## [Task goal]
Below is some material; set it all down exactly, apart from the pictures.
____ Data extract
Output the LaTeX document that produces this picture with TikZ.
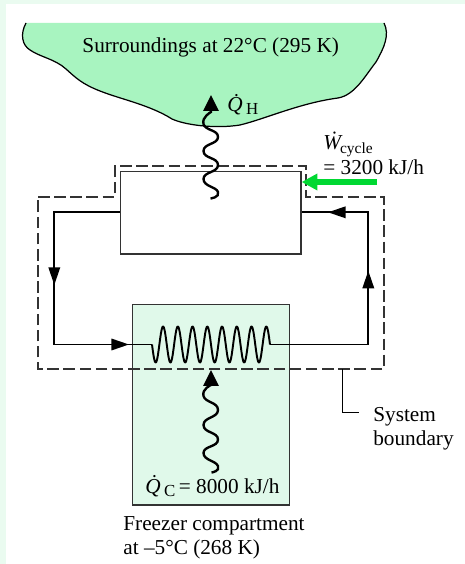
\documentclass[tikz,border=0pt]{standalone}
\usepackage{fontspec}
\setmainfont{Liberation Serif}
\usetikzlibrary{arrows.meta, positioning, calc}
\definecolor{surrgreen}{HTML}{A8F4C0}
\definecolor{freezergreen}{HTML}{E0F9EA}
\definecolor{workgreen}{HTML}{00D832}
\definecolor{pagegreen}{HTML}{EAFBF0}
\definecolor{boxline}{HTML}{333333}
\tikzset{
  boxstyle/.style={draw=boxline, line width=0.7pt, inner sep=0pt},
  pipeline/.style={draw=black, line width=1.1pt},
  flowtip/.style={-{Triangle[length=10pt, width=6.5pt]}, line width=1.1pt},
  heatline/.style={line width=1.35pt, -{Triangle[length=9pt, width=8.5pt]}},
  bounddash/.style={draw=boxline, line width=0.65pt, dash pattern=on 6.6pt off 2.6pt},
  label/.style={font=\fontsize{12.1}{13.6}\selectfont, inner sep=0pt, align=left}
}
\newcommand{\qdot}{\textit{\.Q}}
\newcommand{\subtext}[2][9.6]{\kern-1.5pt\raisebox{-0.35ex}{\fontsize{#1}{10}\selectfont #2}}
\begin{document}
\begin{tikzpicture}[x=0.02cm, y=-0.02cm]
  \useasboundingbox (0,0) rectangle (465,564);
  \fill[pagegreen] (0,0) rectangle (465,564);
  \fill[white] (6,4) rectangle (465,564);

  % surroundings
  \draw[fill=surrgreen, draw=none] (26,23) .. controls (20,34) and (22,45) .. (30,50)
    .. controls (40,57) and (55,59) .. (66,69) .. controls (76,78) and (82,84) .. (100,91)
    .. controls (120,99) and (150,105) .. (172,119) .. controls (185,125) and (215,129) .. (240,125)
    .. controls (265,119) and (300,103) .. (338,98) .. controls (355,95) and (365,76) .. (376,62)
    .. controls (384,48) and (390,35) .. (384,23) -- cycle;
  \draw[line width=0.7pt] (26,23) .. controls (20,34) and (22,45) .. (30,50)
    .. controls (40,57) and (55,59) .. (66,69) .. controls (76,78) and (82,84) .. (100,91)
    .. controls (120,99) and (150,105) .. (172,119) .. controls (185,125) and (215,129) .. (240,125)
    .. controls (265,119) and (300,103) .. (338,98) .. controls (355,95) and (365,76) .. (376,62)
    .. controls (384,48) and (390,35) .. (384,23);
  \node[label, anchor=base] (surrtext) at (210.7,53) {Surroundings at 22°C (295 K)};

  % freezer and cycle box
  \node[boxstyle, fill=freezergreen, minimum width=156.5*0.02cm, minimum height=200.5*0.02cm] (freezer) at (211,404.7) {};
  \node[boxstyle, fill=white, minimum width=180.5*0.02cm, minimum height=82.5*0.02cm] (cyclebox) at (210.7,212.7) {};

  % loop
  \coordinate (loopTL) at (54.3,212.3);
  \coordinate (loopBL) at (54.3,344.5);
  \coordinate (loopBR) at (368.3,344.5);
  \coordinate (loopTR) at (368.3,212.3);
  \coordinate (coilin) at (152,344.5);
  \coordinate (coilout) at (270,344.5);
  \draw[pipeline] (coilout) -- (loopBR) -- (loopTR) -- (loopTR -| cyclebox.east);
  \draw[pipeline] (loopTL -| cyclebox.west) -- (loopTL) -- (loopBL) -- (coilin);
  \draw[pipeline, line join=round] plot[domain=0:118, samples=240, smooth] ({152+\x}, {344.5+18*sin(24.407*\x)});
  \draw[flowtip] ($(loopTL)+(0,50)$) -- (54.3,285);
  \draw[flowtip] ($(loopBL)+(50,0)$) -- (129,344.5);
  \draw[flowtip] ($(loopBR)+(0,-50)$) -- (368.3,270.7);
  \draw[flowtip] ($(loopTR)+(-15,0)$) -- (328,212.3);

  % system boundary
  \draw[bounddash] (38,197) -- (115,197) -- (115,166) -- (306,166) -- (306,197) -- (384,197)
    -- (384,369) -- (38,369) -- cycle;
  \coordinate (leadtop) at (342.7,369);
  \coordinate (leadend) at (359,412.7);
  \draw[line width=0.5pt] (leadtop) |- (leadend);
  \node[label, anchor=base west] (boundtext) at (373,445) {System\\boundary};

  % heat flows
  \draw[heatline] plot[smooth, tension=1] coordinates {(210.5,198.5) (218,192) (203.5,179) (218,165) (203.5,151) (218,137) (203.5,124) (211,112)} -- (211,95);
  \draw[heatline] plot[smooth, tension=1] coordinates {(211.5,472.5) (218,466) (203.5,453) (218,439.5) (203.5,425) (218,410) (203.5,396) (211,385)} -- (211,370);
  \node[label, anchor=base west] (qhot) at (227,111.5) {\qdot\subtext{H}};
  \node[label, anchor=base west] (qcold) at (145,493) {\qdot\subtext{C}\kern-1pt{} = 8000 kJ/h};

  % work input
  \coordinate (workstart) at (377,182);
  \draw[workgreen, line width=3.4pt, -{Triangle[length=9pt, width=9pt, sep=0pt]}] (workstart) -- (cyclebox.east |- workstart);
  \node[label, anchor=base west] (wtext) at (323,150) {\textit{\.W}\subtext[8.8]{cycle}};
  \node[label, anchor=base west] (wvalue) at (323,174) {= 3200 kJ/h};

  % freezer label
  \node[label, anchor=base west] (freezertext) at (123,554) {Freezer compartment\\at –5°C (268 K)};
\end{tikzpicture}
\end{document}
________
## [Task answer]
Output the LaTeX document that produces this picture with TikZ.
\documentclass[tikz,border=0pt]{standalone}
\usepackage{fontspec}
\setmainfont{Liberation Serif}
\usetikzlibrary{arrows.meta, positioning, calc}
\definecolor{surrgreen}{HTML}{A8F4C0}
\definecolor{freezergreen}{HTML}{E0F9EA}
\definecolor{workgreen}{HTML}{00D832}
\definecolor{pagegreen}{HTML}{EAFBF0}
\definecolor{boxline}{HTML}{333333}
\tikzset{
  boxstyle/.style={draw=boxline, line width=0.7pt, inner sep=0pt},
  pipeline/.style={draw=black, line width=1.1pt},
  flowtip/.style={-{Triangle[length=10pt, width=6.5pt]}, line width=1.1pt},
  heatline/.style={line width=1.35pt, -{Triangle[length=9pt, width=8.5pt]}},
  bounddash/.style={draw=boxline, line width=0.65pt, dash pattern=on 6.6pt off 2.6pt},
  label/.style={font=\fontsize{12.1}{13.6}\selectfont, inner sep=0pt, align=left}
}
\newcommand{\qdot}{\textit{\.Q}}
\newcommand{\subtext}[2][9.6]{\kern-1.5pt\raisebox{-0.35ex}{\fontsize{#1}{10}\selectfont #2}}
\begin{document}
\begin{tikzpicture}[x=0.02cm, y=-0.02cm]
  \useasboundingbox (0,0) rectangle (465,564);
  \fill[pagegreen] (0,0) rectangle (465,564);
  \fill[white] (6,4) rectangle (465,564);

  % surroundings
  \draw[fill=surrgreen, draw=none] (26,23) .. controls (20,34) and (22,45) .. (30,50)
    .. controls (40,57) and (55,59) .. (66,69) .. controls (76,78) and (82,84) .. (100,91)
    .. controls (120,99) and (150,105) .. (172,119) .. controls (185,125) and (215,129) .. (240,125)
    .. controls (265,119) and (300,103) .. (338,98) .. controls (355,95) and (365,76) .. (376,62)
    .. controls (384,48) and (390,35) .. (384,23) -- cycle;
  \draw[line width=0.7pt] (26,23) .. controls (20,34) and (22,45) .. (30,50)
    .. controls (40,57) and (55,59) .. (66,69) .. controls (76,78) and (82,84) .. (100,91)
    .. controls (120,99) and (150,105) .. (172,119) .. controls (185,125) and (215,129) .. (240,125)
    .. controls (265,119) and (300,103) .. (338,98) .. controls (355,95) and (365,76) .. (376,62)
    .. controls (384,48) and (390,35) .. (384,23);
  \node[label, anchor=base] (surrtext) at (210.7,53) {Surroundings at 22°C (295 K)};

  % freezer and cycle box
  \node[boxstyle, fill=freezergreen, minimum width=156.5*0.02cm, minimum height=200.5*0.02cm] (freezer) at (211,404.7) {};
  \node[boxstyle, fill=white, minimum width=180.5*0.02cm, minimum height=82.5*0.02cm] (cyclebox) at (210.7,212.7) {};

  % loop
  \coordinate (loopTL) at (54.3,212.3);
  \coordinate (loopBL) at (54.3,344.5);
  \coordinate (loopBR) at (368.3,344.5);
  \coordinate (loopTR) at (368.3,212.3);
  \coordinate (coilin) at (152,344.5);
  \coordinate (coilout) at (270,344.5);
  \draw[pipeline] (coilout) -- (loopBR) -- (loopTR) -- (loopTR -| cyclebox.east);
  \draw[pipeline] (loopTL -| cyclebox.west) -- (loopTL) -- (loopBL) -- (coilin);
  \draw[pipeline, line join=round] plot[domain=0:118, samples=240, smooth] ({152+\x}, {344.5+18*sin(24.407*\x)});
  \draw[flowtip] ($(loopTL)+(0,50)$) -- (54.3,285);
  \draw[flowtip] ($(loopBL)+(50,0)$) -- (129,344.5);
  \draw[flowtip] ($(loopBR)+(0,-50)$) -- (368.3,270.7);
  \draw[flowtip] ($(loopTR)+(-15,0)$) -- (328,212.3);

  % system boundary
  \draw[bounddash] (38,197) -- (115,197) -- (115,166) -- (306,166) -- (306,197) -- (384,197)
    -- (384,369) -- (38,369) -- cycle;
  \coordinate (leadtop) at (342.7,369);
  \coordinate (leadend) at (359,412.7);
  \draw[line width=0.5pt] (leadtop) |- (leadend);
  \node[label, anchor=base west] (boundtext) at (373,445) {System\\boundary};

  % heat flows
  \draw[heatline] plot[smooth, tension=1] coordinates {(210.5,198.5) (218,192) (203.5,179) (218,165) (203.5,151) (218,137) (203.5,124) (211,112)} -- (211,95);
  \draw[heatline] plot[smooth, tension=1] coordinates {(211.5,472.5) (218,466) (203.5,453) (218,439.5) (203.5,425) (218,410) (203.5,396) (211,385)} -- (211,370);
  \node[label, anchor=base west] (qhot) at (227,111.5) {\qdot\subtext{H}};
  \node[label, anchor=base west] (qcold) at (145,493) {\qdot\subtext{C}\kern-1pt{} = 8000 kJ/h};

  % work input
  \coordinate (workstart) at (377,182);
  \draw[workgreen, line width=3.4pt, -{Triangle[length=9pt, width=9pt, sep=0pt]}] (workstart) -- (cyclebox.east |- workstart);
  \node[label, anchor=base west] (wtext) at (323,150) {\textit{\.W}\subtext[8.8]{cycle}};
  \node[label, anchor=base west] (wvalue) at (323,174) {= 3200 kJ/h};

  % freezer label
  \node[label, anchor=base west] (freezertext) at (123,554) {Freezer compartment\\at –5°C (268 K)};
\end{tikzpicture}
\end{document}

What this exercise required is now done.